Sammy Hagar on who was the main problem in Van Halen: “He flipped out”

There’s never an easy way to keep any band together. Even if every musician is the best of friends and splits everything evenly, it only takes a few too many yes-men telling them they are the greatest part of the band for everything to start going haywire. And while Van Halen had already dealt with their fair share of diva behaviour from David Lee Roth, Sammy Hagar remembered his final days in Van Halen being more of a firm split rather than anything happening over time.

That’s not to say that everyone in the band was getting along like they used to by the 1990s. There were still some raw pounds that came with working together for a long time, and even if the band could compromise on an album like For Unlawful Carnal Knowledge, Balance might be the most ironic album title they ever made, considering how much Eddie and Hagar were clashing when it came to how the songs should sound.

But anyone can have those few records where they aren’t on the same page as their bandmates.

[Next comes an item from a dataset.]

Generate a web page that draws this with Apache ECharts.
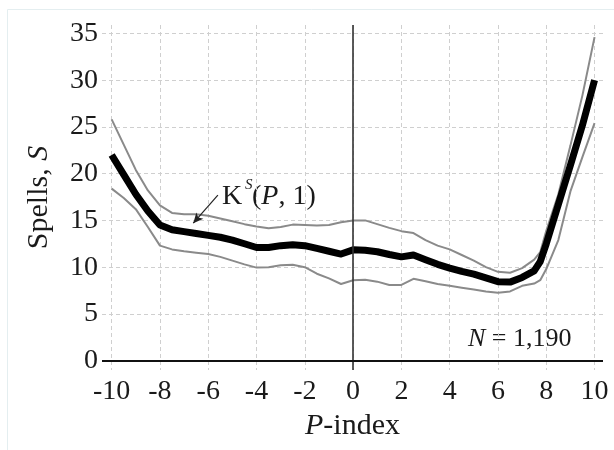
<!DOCTYPE html>
<html>
<head>
<meta charset="utf-8">
<script src="https://cdn.jsdelivr.net/npm/echarts@6/dist/echarts.min.js"></script>
<style>html,body{margin:0;padding:0;background:#fff}#c{width:614px;height:450px}</style>
</head>
<body>
<div id="c"></div>
<script>
var pIndex = [-10,-9.5,-9,-8.5,-8,-7.5,-7,-6.5,-6,-5.5,-5,-4.5,-4,-3.5,-3,-2.5,-2,-1.5,-1,-0.5,0,0.5,1,1.5,2,2.5,3,3.5,4,4.5,5,5.5,6,6.5,7,7.5,7.75,8,8.5,9,9.5,10];
var kernel = [22.0,19.9,17.8,16.0,14.5,14.0,13.8,13.6,13.4,13.2,12.9,12.5,12.1,12.1,12.3,12.4,12.3,12.0,11.7,11.4,11.85,11.8,11.65,11.35,11.1,11.3,10.8,10.3,9.9,9.55,9.25,8.85,8.45,8.4,8.9,9.6,10.6,12.5,16.7,20.9,25.2,30.0];
var upperBand = [25.8,23.1,20.4,18.2,16.6,15.8,15.65,15.65,15.5,15.2,14.9,14.6,14.35,14.15,14.3,14.55,14.5,14.45,14.5,14.8,15.0,15.0,14.6,14.2,13.85,13.65,12.9,12.3,11.9,11.3,10.7,10.0,9.5,9.4,9.9,10.8,11.6,13.9,17.8,23.0,28.4,34.6];
var lowerBand = [18.4,17.4,16.2,14.3,12.3,11.9,11.7,11.55,11.4,11.1,10.7,10.3,9.95,10.0,10.2,10.25,10.0,9.3,8.8,8.2,8.6,8.65,8.45,8.1,8.1,8.75,8.5,8.2,8.0,7.8,7.6,7.4,7.25,7.4,8.0,8.25,8.6,9.8,12.9,18.1,21.8,25.4];
var xTicks = [-10,-8,-6,-4,-2,0,2,4,6,8,10];
var yTicks = [0,5,10,15,20,25,30,35];
var arrowFrom = [-5.6, 17.7];
var arrowTo = [-6.62, 14.7];

function pairs(xs, ys){ return xs.map(function(x,i){ return [x, ys[i]]; }); }

var FONT = 'Liberation Serif';
var gridLine = { show: true, lineStyle: { color: '#cfcfcf', width: 1, type: [4,3] } };

var chart = echarts.init(document.getElementById('c'), null, { renderer: 'canvas' });
chart.setOption({
  animation: false,
  backgroundColor: '#fff',
  grid: { left: 102, right: 11, top: 25, bottom: 80, containLabel: false },
  xAxis: {
    type: 'value', min: -10.4, max: 10.35,
    axisLine: { show: false }, axisTick: { show: false, customValues: xTicks },
    axisLabel: { customValues: xTicks, margin: 8, fontFamily: FONT, fontSize: 28, color: '#1a1a1a', formatter: function(v){ return String(v); } },
    splitLine: gridLine,
    name: '{i|P}-index', nameLocation: 'middle', nameGap: 40,
    nameTextStyle: { fontFamily: FONT, fontSize: 30, color: '#1a1a1a', rich: { i: { fontFamily: FONT, fontSize: 30, fontStyle: 'italic', color: '#1a1a1a' } } }
  },
  yAxis: {
    type: 'value', min: -1, max: 35.9,
    axisLine: { show: false }, axisTick: { show: false, customValues: yTicks },
    axisLabel: { customValues: yTicks, margin: 4, fontFamily: FONT, fontSize: 28, color: '#1a1a1a' },
    splitLine: gridLine,
    name: 'Spells, {i|S}', nameLocation: 'middle', nameGap: 48,
    nameTextStyle: { fontFamily: FONT, fontSize: 30, color: '#1a1a1a', rich: { i: { fontFamily: FONT, fontSize: 30, fontStyle: 'italic', color: '#1a1a1a' } } }
  },
  series: [
    { type: 'line', data: pairs(pIndex, upperBand), symbol: 'none', lineStyle: { color: '#8a8a8a', width: 2 }, z: 3 },
    { type: 'line', data: pairs(pIndex, lowerBand), symbol: 'none', lineStyle: { color: '#8a8a8a', width: 2 }, z: 3 },
    { type: 'line', data: pairs(pIndex, kernel), symbol: 'none', lineStyle: { color: '#000', width: 7, cap: 'butt', join: 'round' }, z: 4,
      markLine: {
        silent: true, animation: false, label: { show: false },
        data: [
          [{ coord: arrowFrom, symbol: 'none' }, { coord: arrowTo, symbol: 'arrow', symbolSize: [7, 10] }]
        ],
        lineStyle: { color: '#222', width: 1.2, type: 'solid' }
      }
    },
    { type: 'line', data: [], markLine: {
        silent: true, symbol: 'none', animation: false, label: { show: false },
        data: [
          { xAxis: 0, lineStyle: { color: '#333', width: 1.6, type: 'solid' } },
          { yAxis: 0, lineStyle: { color: '#111', width: 2, type: 'solid' } }
        ]
      }, z: 2 }
  ],
  graphic: [
    { type: 'rect', shape: { x: 7.5, y: 9.5, width: 640, height: 480 }, style: { fill: 'none', stroke: '#e4eef0', lineWidth: 1 }, silent: true },
    { type: 'text', x: 222, y: 197, style: { text: 'K', font: '28px "Liberation Serif"', fill: '#1a1a1a', verticalAlign: 'middle' } },
    { type: 'text', x: 245, y: 185, style: { text: 'S', font: 'italic 15px "Liberation Serif"', fill: '#1a1a1a', verticalAlign: 'middle' } },
    { type: 'text', x: 252, y: 197, style: { text: '({i|P}, 1)', font: '28px "Liberation Serif"', fill: '#1a1a1a', verticalAlign: 'middle',
        rich: { i: { fontFamily: FONT, fontSize: 28, fontStyle: 'italic', fill: '#1a1a1a' } } } },
    { type: 'text', x: 468, y: 339, style: { text: '{i|N} = 1,190', font: '26px "Liberation Serif"', fill: '#1a1a1a', verticalAlign: 'middle',
        rich: { i: { fontFamily: FONT, fontSize: 26, fontStyle: 'italic', fill: '#1a1a1a' } } } }
  ]
});
</script>
</body>
</html>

Sometimes, things fall flat, and even though Hagar could still write melodies for the group, he was convinced that all they needed was a break from each other for everyone to sort themselves out. Once they got new management and started working on the movie Twister, though, things began to fall apart.

Their former manager, Ed Leffler, was practically the fifth member of the band as far as Hagar was concerned, and after his passing, drafting Ray Danniels was never a good fit for him. Even though Danniels has done great work managing acts like Rush, while the Canadian icons never had to argue about their finances throughout their career, Hagar felt that a significant change happened the minute that Eddie started taking charge.

There was no question that people were still turning up to Van Halen shows to see the guitar legend at work, but by the end of the 1990s, Eddie had begun to make more suggestions about how the songs should go. Outside of writing some of his own lyrics on Balance, he also insisted that Hagar begin writing a certain way, even telling him that the Kurt Cobain tribute song ‘Don’t Tell Me (What Love Can Do)’ needed to have some more attitude behind the lyrics.

Even if Hagar tried to work with Eddie on different agreements, he pointed the finger at him as the reason why the group collapsed before the new millennium, saying, “The only thing I won’t get into in this article is burning on Eddie, but he deserves it because he is the problem. He changed at the end of our era. He flipped out, and I don’t know what happened. They all got greedy. They thought, we’ll bring Roth back and we’ll get Sammy to go along with it. Fuck you, I said. Get out of here! We don’t need to be doing anything cheap to our fans.”

While Hagar did manage to roll over for a tour, his final years with the band only feel tragic in retrospect. Eddie had still been going through his fair share of demons, and even if he wasn’t willing to build bridges with Hagar after ‘The Red Rocker’ left, it’s even worse knowing that were never able to play together again before Eddis’ untimely passing.

Still, that doesn’t do anything to diminish the massive hooks that both of them gave us when they were working together. Hagar may have still felt burned seeing Eddie push him out of the room, but sometimes artists find themselves drifting to the point where they aren’t on the same creative page any longer.